Although part of the Curse of the Mutants event, this trade paperback mostly stands alone from the ongoing saga of the X-Men. It ties in nicely at the beginning, but limits its supporting cast to only a few familiar faces, including Emma Frost, Armor, and Rockslide. By removing Wolverine and Jubilee from the X-Men’s San Francisco home, author Kathryn Immonen shows readers the dynamic that probably made Wolverine and Jubilee friends in the first place. They may not listen to one another very well, but they are fiercely loyal to each other and it’s clear that one would die for the other. Wolverine has to help Jubilee through her transformation because, for him, there is no other option. The story lags only slightly in the end, while Jubilee is trapped outside reality.

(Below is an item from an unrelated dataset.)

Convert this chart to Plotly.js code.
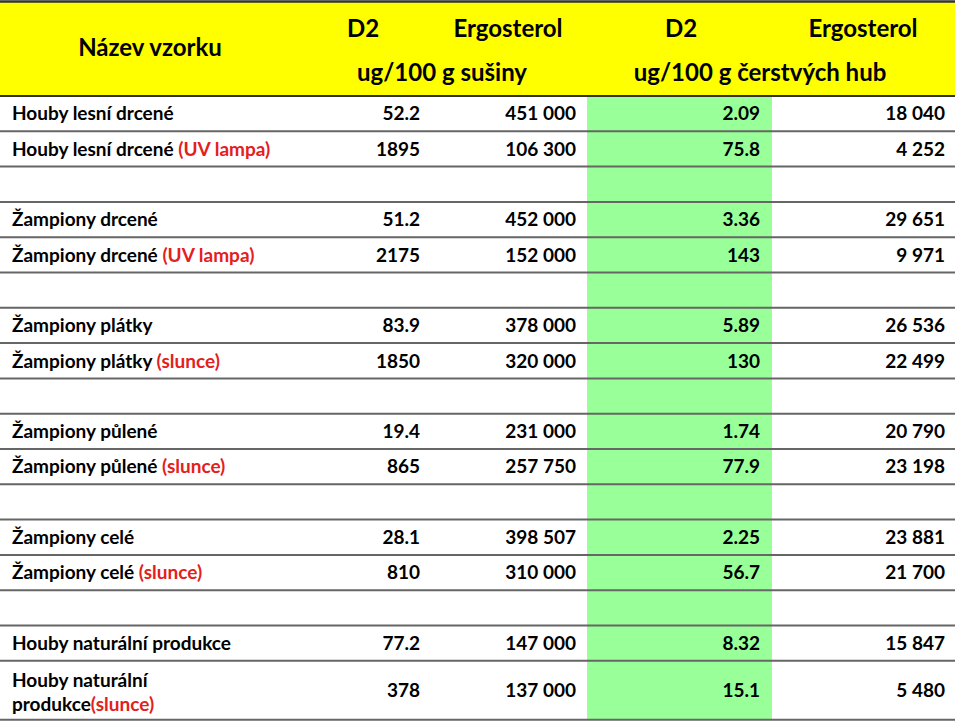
<!DOCTYPE html>
<html><head><meta charset="utf-8">
<script src="https://cdn.plot.ly/plotly-3.0.1.min.js"></script>
<style>body{margin:0;padding:0;background:#fff}#chart{width:960px;height:726px}</style>
</head><body><div id="chart"></div>
<script>
// ---- data ----
const sampleNames = ["Houby lesní drcené","Houby lesní drcené","Žampiony drcené","Žampiony drcené","Žampiony plátky","Žampiony plátky","Žampiony půlené","Žampiony půlené","Žampiony celé","Žampiony celé","Houby naturální produkce","Houby naturální<br>produkce"];
const treatments = ["","(UV lampa)","","(UV lampa)","","(slunce)","","(slunce)","","(slunce)","","(slunce)"];
const d2Dry = [52.2,1895,51.2,2175,83.9,1850,19.4,865,28.1,810,77.2,378];
const ergDry = [451000,106300,452000,152000,378000,320000,231000,257750,398507,310000,147000,137000];
const d2Fresh = [2.09,75.8,3.36,143,5.89,130,1.74,77.9,2.25,56.7,8.32,15.1];
const ergFresh = [18040,4252,29651,9971,26536,22499,20790,23198,23881,21700,15847,5480];
const headerTop = ["Název vzorku","D2","Ergosterol","D2","Ergosterol"];
const headerUnits = ["ug/100 g sušiny","ug/100 g čerstvých hub"];

// ---- layout constants ----
const W=960,H=726;
const tableTop=96, rowH=35.3, lastRowH=59, tableRight=955;
const greenL=587, greenR=772;
const colName=12, colD2Dry=420, colErgDry=576, colD2Fresh=760, colErgFresh=945;
const textShift=2;
const red="#E3201B";

function fmtThousands(v){return String(v).replace(/\B(?=(\d{3})+(?!\d))/g," ");}
const n=sampleNames.length;
function rowTop(i){const g=Math.floor(i/2),r=i%2;return tableTop+(3*g+r)*rowH;}
function rowHeight(i){return i===n-1?lastRowH:rowH;}
const yc=sampleNames.map((_,i)=>rowTop(i)+rowHeight(i)/2+textShift);
const ycName=yc.map((v,i)=>i===n-1?v+2:v);

const font={family:"Lato, 'Open Sans', sans-serif",size:19,color:"#000",weight:"bold"};
const hfont={family:"Lato, 'Open Sans', sans-serif",size:24,color:"#000",weight:"bold"};

const nameText=sampleNames.map((s,i)=>treatments[i]?(s+(i===n-1?"":" ")+"<span style='color:"+red+"'>"+treatments[i]+"</span>"):s);

const traces=[
 {x:yc.map(()=>colName),y:ycName,text:nameText,mode:"text",textposition:"middle right",textfont:font,hoverinfo:"skip",type:"scatter"},
 {x:yc.map(()=>colD2Dry),y:yc,text:d2Dry.map(String),mode:"text",textposition:"middle left",textfont:font,hoverinfo:"skip",type:"scatter"},
 {x:yc.map(()=>colErgDry),y:yc,text:ergDry.map(fmtThousands),mode:"text",textposition:"middle left",textfont:font,hoverinfo:"skip",type:"scatter"},
 {x:yc.map(()=>colD2Fresh),y:yc,text:d2Fresh.map(String),mode:"text",textposition:"middle left",textfont:font,hoverinfo:"skip",type:"scatter"},
 {x:yc.map(()=>colErgFresh),y:yc,text:ergFresh.map(fmtThousands),mode:"text",textposition:"middle left",textfont:font,hoverinfo:"skip",type:"scatter"},
 {x:[150,363,508,681,863],y:[50,31,31,31,31],text:headerTop,mode:"text",textposition:"middle center",textfont:hfont,hoverinfo:"skip",type:"scatter"},
 {x:[442,760],y:[75,75],text:headerUnits,mode:"text",textposition:"middle center",textfont:hfont,hoverinfo:"skip",type:"scatter"}
];

const shapes=[];
shapes.push({type:"rect",xref:"x",yref:"y",x0:0,x1:tableRight,y0:2,y1:tableTop,fillcolor:"#FFFF00",line:{width:0},layer:"below"});
shapes.push({type:"rect",xref:"x",yref:"y",x0:greenL,x1:greenR,y0:tableTop,y1:rowTop(n-1)+lastRowH,fillcolor:"#99FF99",line:{width:0},layer:"below"});
shapes.push({type:"line",xref:"x",yref:"y",x0:0,x1:tableRight,y0:1.5,y1:1.5,line:{color:"#333",width:2.5}});
const lineYs=new Set();
for(let i=0;i<n;i++){lineYs.add(rowTop(i).toFixed(2));lineYs.add((rowTop(i)+rowHeight(i)).toFixed(2));}
lineYs.forEach(v=>{const y=+v;shapes.push({type:"line",xref:"x",yref:"y",x0:0,x1:tableRight,y0:y,y1:y,line:{color:y===tableTop?"#333":"#666",width:2}});});

const layout={width:W,height:H,margin:{l:0,r:0,t:0,b:0},paper_bgcolor:"#fff",plot_bgcolor:"#fff",showlegend:false,
 xaxis:{range:[0,W],visible:false,fixedrange:true},
 yaxis:{range:[H,0],visible:false,fixedrange:true},
 shapes:shapes};
Plotly.newPlot("chart",traces,layout,{staticPlot:true,displayModeBar:false});
</script></body></html>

Phil Noto is on point with the art. When Jubilee gets angry, her fangs come out and her eyes get red. He captures her fierceness, but also the vulnerability and loneliness of her new situation. He really encapsulates the characters at ease, including especially memorable offhand panels after Wolverine and Jubilee finish one of the extended training sessions in Siberia. The trade also includes a back up story of Jubilee’s first appearance in Uncanny X-Men #244. There’s a clear difference between Noto’s polished artwork now and Marc Silvestri’s from over a decade earlier.
It’s a fun story. A great addition to any general collection for YA graphic novels.